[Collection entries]

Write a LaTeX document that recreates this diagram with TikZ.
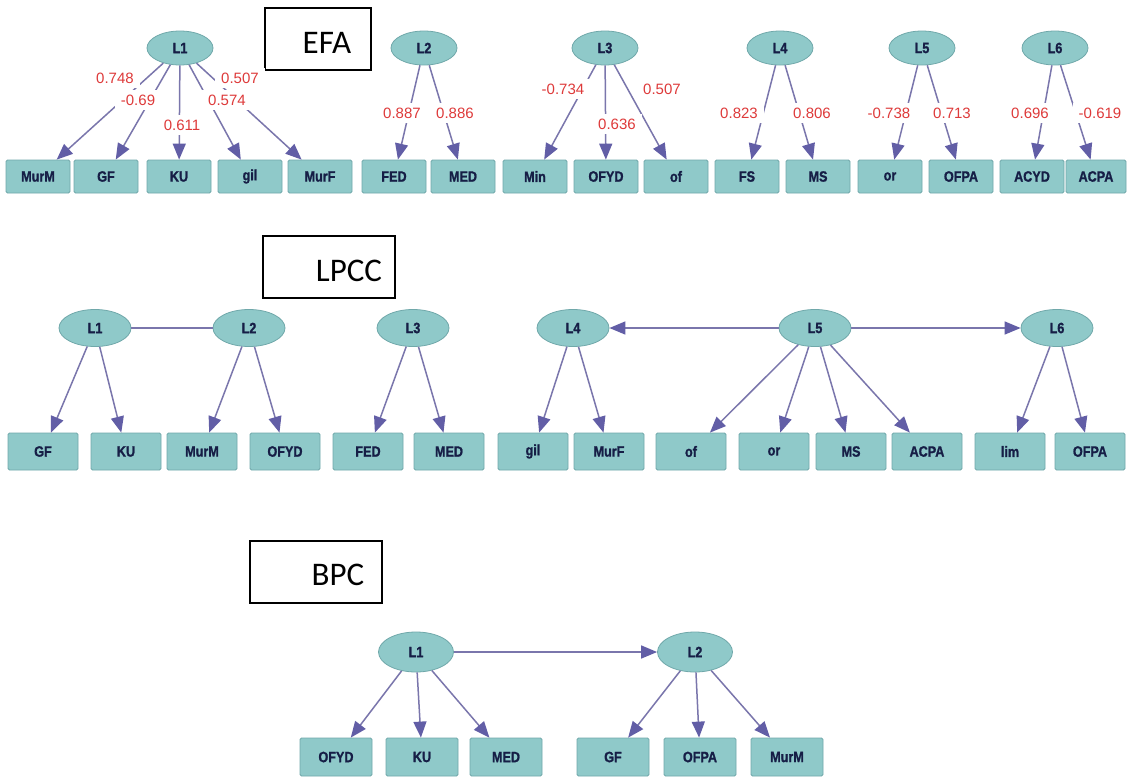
\documentclass[tikz,border=0pt]{standalone}
\usepackage{fontspec}
\usetikzlibrary{shapes.geometric,arrows.meta}
\newfontfamily\nodefont[FakeStretch=0.84,BoldFeatures={FakeBold=1.2}]{Liberation Sans}
\newfontfamily\labfont{Liberation Sans}
\newfontfamily\titlefont{Carlito}
\definecolor{nodefill}{RGB}{143,201,201}
\definecolor{nodeline}{RGB}{112,168,170}
\definecolor{nodetext}{RGB}{22,30,70}
\definecolor{edgecol}{RGB}{122,118,172}
\definecolor{headcol}{RGB}{98,94,166}
\definecolor{labred}{RGB}{222,58,58}
\tikzset{
  lat/.style={ellipse, draw=nodeline, fill=nodefill, line width=0.8,
    minimum width=66, minimum height=34, inner sep=0, text=nodetext,
    font=\nodefont\bfseries\fontsize{15}{15}\selectfont},
  obs/.style={rectangle, rounded corners=1.5, draw=nodeline, fill=nodefill,
    line width=0.8, minimum width=64, minimum height=33, inner sep=0,
    text=nodetext, font=\nodefont\bfseries\fontsize{15}{15}\selectfont},
  lat2/.style={lat, minimum width=72, minimum height=37},
  obs2/.style={obs, minimum width=70, minimum height=37},
  lat3/.style={lat, minimum width=75, minimum height=40},
  obs3/.style={obs, minimum width=72, minimum height=38},
  ld/.style={draw=edgecol, line width=1.5,
    -{Triangle[length=16pt, width=13pt, fill=headcol, color=headcol]}},
  plainedge/.style={draw=edgecol, line width=1.5},
  lab/.style={fill=white, text=labred, inner xsep=6, inner ysep=5,
    font=\labfont\fontsize{15}{15}\selectfont},
  titlebox/.style={draw=black, line width=1.2, fill=white,
    minimum height=62, inner sep=0, font=\titlefont\fontsize{33}{33}\selectfont}
}
\begin{document}
\begin{tikzpicture}[x=1pt, y=-1pt]
\useasboundingbox[fill=white] (0,0) rectangle (1127,777);

% ---------------- EFA ----------------
\node[titlebox, minimum width=106] (tEFA) at (318,39) {};
\node[font=\titlefont\fontsize{33}{33}\selectfont] (tEFAtxt) at (327,43) {EFA};

\node[lat] (eL1) at (180,48) {L1};
\node[lat] (eL2) at (424,48) {L2};
\node[lat] (eL3) at (605,48) {L3};
\node[lat] (eL4) at (780,48) {L4};
\node[lat] (eL5) at (922,48) {L5};
\node[lat] (eL6) at (1055,48) {L6};

\foreach \n/\x in {MurM/38, GF/106, KU/179, gil/250, MurF/320, FED/394,
  MED/463, Min/535, OFYD/606, of/676, FS/747, MS/818, or/890, OFPA/961,
  ACYD/1032}
  \node[obs] (e\n) at (\x,176.5) {\n};
\node[obs, minimum width=60] (eACPA) at (1096,176.5) {ACPA};

\foreach \a/\b in {L1/MurM, L1/GF, L1/KU, L1/gil, L1/MurF, L2/FED, L2/MED,
  L3/Min, L3/OFYD, L3/of, L4/FS, L4/MS, L5/or, L5/OFPA, L6/ACYD, L6/ACPA}
  \draw[ld] (e\a) -- (e\b);

\node[lab] (k1) at (115,78) {0.748};
\node[lab] (k2) at (138,100) {-0.69};
\node[lab] (k5) at (240,78) {0.507};
\node[lab] (k4) at (227,100) {0.574};
\node[lab] (k3) at (182,125) {0.611};
\node[lab] (k6) at (402,113) {0.887};
\node[lab] (k7) at (455,113) {0.886};
\node[lab] (k8) at (563,89) {-0.734};
\node[lab] (k10) at (662,89) {0.507};
\node[lab] (k9) at (617,124) {0.636};
\node[lab] (k11) at (739,113) {0.823};
\node[lab] (k12) at (812,113) {0.806};
\node[lab] (k13) at (889,113) {-0.738};
\node[lab] (k14) at (952,113) {0.713};
\node[lab] (k15) at (1030,113) {0.696};
\node[lab] (k16) at (1100,113) {-0.619};

% ---------------- LPCC ----------------
\node[titlebox, minimum width=132] (tLPCC) at (329,267) {};
\node[font=\titlefont\fontsize{33}{33}\selectfont] (tLPCCtxt) at (349,271) {LPCC};

\node[lat2] (pL1) at (95,328) {L1};
\node[lat2] (pL2) at (249,328) {L2};
\node[lat2] (pL3) at (413,328) {L3};
\node[lat2] (pL4) at (573,328) {L4};
\node[lat2] (pL5) at (815,328) {L5};
\node[lat2] (pL6) at (1057,328) {L6};

\foreach \n/\x in {GF/43, KU/126, MurM/202, OFYD/285, FED/368, MED/449,
  gil/533, MurF/609, of/691, or/774, MS/851, ACPA/927, lim/1010, OFPA/1090}
  \node[obs2] (p\n) at (\x,451.5) {\n};

\draw[plainedge] (pL1) -- (pL2);
\draw[ld] (pL5) -- (pL4);
\draw[ld] (pL5) -- (pL6);
\foreach \a/\b in {L1/GF, L1/KU, L2/MurM, L2/OFYD, L3/FED, L3/MED, L4/gil,
  L4/MurF, L5/of, L5/or, L5/MS, L5/ACPA, L6/lim, L6/OFPA}
  \draw[ld] (p\a) -- (p\b);

% ---------------- BPC ----------------
\node[titlebox, minimum width=132] (tBPC) at (316,572) {};
\node[font=\titlefont\fontsize{33}{33}\selectfont] (tBPCtxt) at (338,575) {BPC};

\node[lat3] (bL1) at (416,652) {L1};
\node[lat3] (bL2) at (695,652) {L2};

\foreach \n/\x in {OFYD/336, KU/422, MED/506, GF/613, OFPA/700, MurM/787}
  \node[obs3] (b\n) at (\x,757) {\n};

\draw[ld] (bL1) -- (bL2);
\foreach \a/\b in {L1/OFYD, L1/KU, L1/MED, L2/GF, L2/OFPA, L2/MurM}
  \draw[ld] (b\a) -- (b\b);
\end{tikzpicture}
\end{document}
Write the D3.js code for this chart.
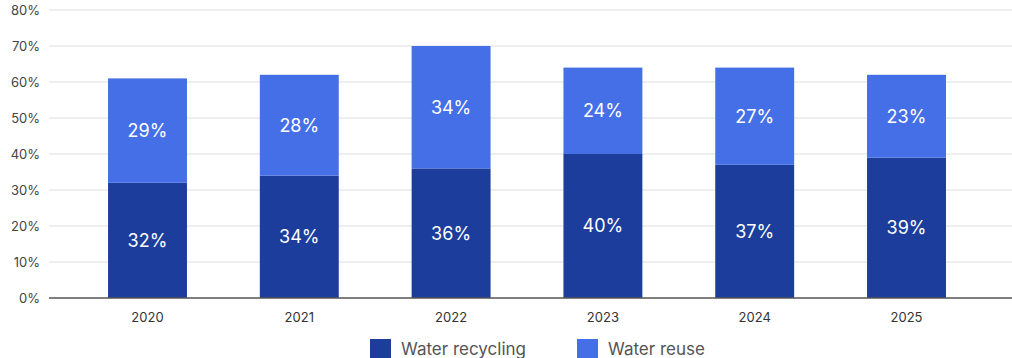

**EXERCISE DETAILS**
Are you able to set down all the lines above exactly, without any pictures?

**SOLUTION TO THE EXERCISE**
Write a LaTeX document that recreates this diagram with TikZ.
\documentclass[tikz,border=0pt]{standalone}
\usepackage{fontspec}
\usetikzlibrary{shapes.geometric,arrows.meta}
\newfontfamily\nodefont[FakeStretch=0.84,BoldFeatures={FakeBold=1.2}]{Liberation Sans}
\newfontfamily\labfont{Liberation Sans}
\newfontfamily\titlefont{Carlito}
\definecolor{nodefill}{RGB}{143,201,201}
\definecolor{nodeline}{RGB}{112,168,170}
\definecolor{nodetext}{RGB}{22,30,70}
\definecolor{edgecol}{RGB}{122,118,172}
\definecolor{headcol}{RGB}{98,94,166}
\definecolor{labred}{RGB}{222,58,58}
\tikzset{
  lat/.style={ellipse, draw=nodeline, fill=nodefill, line width=0.8,
    minimum width=66, minimum height=34, inner sep=0, text=nodetext,
    font=\nodefont\bfseries\fontsize{15}{15}\selectfont},
  obs/.style={rectangle, rounded corners=1.5, draw=nodeline, fill=nodefill,
    line width=0.8, minimum width=64, minimum height=33, inner sep=0,
    text=nodetext, font=\nodefont\bfseries\fontsize{15}{15}\selectfont},
  lat2/.style={lat, minimum width=72, minimum height=37},
  obs2/.style={obs, minimum width=70, minimum height=37},
  lat3/.style={lat, minimum width=75, minimum height=40},
  obs3/.style={obs, minimum width=72, minimum height=38},
  ld/.style={draw=edgecol, line width=1.5,
    -{Triangle[length=16pt, width=13pt, fill=headcol, color=headcol]}},
  plainedge/.style={draw=edgecol, line width=1.5},
  lab/.style={fill=white, text=labred, inner xsep=6, inner ysep=5,
    font=\labfont\fontsize{15}{15}\selectfont},
  titlebox/.style={draw=black, line width=1.2, fill=white,
    minimum height=62, inner sep=0, font=\titlefont\fontsize{33}{33}\selectfont}
}
\begin{document}
\begin{tikzpicture}[x=1pt, y=-1pt]
\useasboundingbox[fill=white] (0,0) rectangle (1127,777);

% ---------------- EFA ----------------
\node[titlebox, minimum width=106] (tEFA) at (318,39) {};
\node[font=\titlefont\fontsize{33}{33}\selectfont] (tEFAtxt) at (327,43) {EFA};

\node[lat] (eL1) at (180,48) {L1};
\node[lat] (eL2) at (424,48) {L2};
\node[lat] (eL3) at (605,48) {L3};
\node[lat] (eL4) at (780,48) {L4};
\node[lat] (eL5) at (922,48) {L5};
\node[lat] (eL6) at (1055,48) {L6};

\foreach \n/\x in {MurM/38, GF/106, KU/179, gil/250, MurF/320, FED/394,
  MED/463, Min/535, OFYD/606, of/676, FS/747, MS/818, or/890, OFPA/961,
  ACYD/1032}
  \node[obs] (e\n) at (\x,176.5) {\n};
\node[obs, minimum width=60] (eACPA) at (1096,176.5) {ACPA};

\foreach \a/\b in {L1/MurM, L1/GF, L1/KU, L1/gil, L1/MurF, L2/FED, L2/MED,
  L3/Min, L3/OFYD, L3/of, L4/FS, L4/MS, L5/or, L5/OFPA, L6/ACYD, L6/ACPA}
  \draw[ld] (e\a) -- (e\b);

\node[lab] (k1) at (115,78) {0.748};
\node[lab] (k2) at (138,100) {-0.69};
\node[lab] (k5) at (240,78) {0.507};
\node[lab] (k4) at (227,100) {0.574};
\node[lab] (k3) at (182,125) {0.611};
\node[lab] (k6) at (402,113) {0.887};
\node[lab] (k7) at (455,113) {0.886};
\node[lab] (k8) at (563,89) {-0.734};
\node[lab] (k10) at (662,89) {0.507};
\node[lab] (k9) at (617,124) {0.636};
\node[lab] (k11) at (739,113) {0.823};
\node[lab] (k12) at (812,113) {0.806};
\node[lab] (k13) at (889,113) {-0.738};
\node[lab] (k14) at (952,113) {0.713};
\node[lab] (k15) at (1030,113) {0.696};
\node[lab] (k16) at (1100,113) {-0.619};

% ---------------- LPCC ----------------
\node[titlebox, minimum width=132] (tLPCC) at (329,267) {};
\node[font=\titlefont\fontsize{33}{33}\selectfont] (tLPCCtxt) at (349,271) {LPCC};

\node[lat2] (pL1) at (95,328) {L1};
\node[lat2] (pL2) at (249,328) {L2};
\node[lat2] (pL3) at (413,328) {L3};
\node[lat2] (pL4) at (573,328) {L4};
\node[lat2] (pL5) at (815,328) {L5};
\node[lat2] (pL6) at (1057,328) {L6};

\foreach \n/\x in {GF/43, KU/126, MurM/202, OFYD/285, FED/368, MED/449,
  gil/533, MurF/609, of/691, or/774, MS/851, ACPA/927, lim/1010, OFPA/1090}
  \node[obs2] (p\n) at (\x,451.5) {\n};

\draw[plainedge] (pL1) -- (pL2);
\draw[ld] (pL5) -- (pL4);
\draw[ld] (pL5) -- (pL6);
\foreach \a/\b in {L1/GF, L1/KU, L2/MurM, L2/OFYD, L3/FED, L3/MED, L4/gil,
  L4/MurF, L5/of, L5/or, L5/MS, L5/ACPA, L6/lim, L6/OFPA}
  \draw[ld] (p\a) -- (p\b);

% ---------------- BPC ----------------
\node[titlebox, minimum width=132] (tBPC) at (316,572) {};
\node[font=\titlefont\fontsize{33}{33}\selectfont] (tBPCtxt) at (338,575) {BPC};

\node[lat3] (bL1) at (416,652) {L1};
\node[lat3] (bL2) at (695,652) {L2};

\foreach \n/\x in {OFYD/336, KU/422, MED/506, GF/613, OFPA/700, MurM/787}
  \node[obs3] (b\n) at (\x,757) {\n};

\draw[ld] (bL1) -- (bL2);
\foreach \a/\b in {L1/OFYD, L1/KU, L1/MED, L2/GF, L2/OFPA, L2/MurM}
  \draw[ld] (b\a) -- (b\b);
\end{tikzpicture}
\end{document}
Write the D3.js code for this chart.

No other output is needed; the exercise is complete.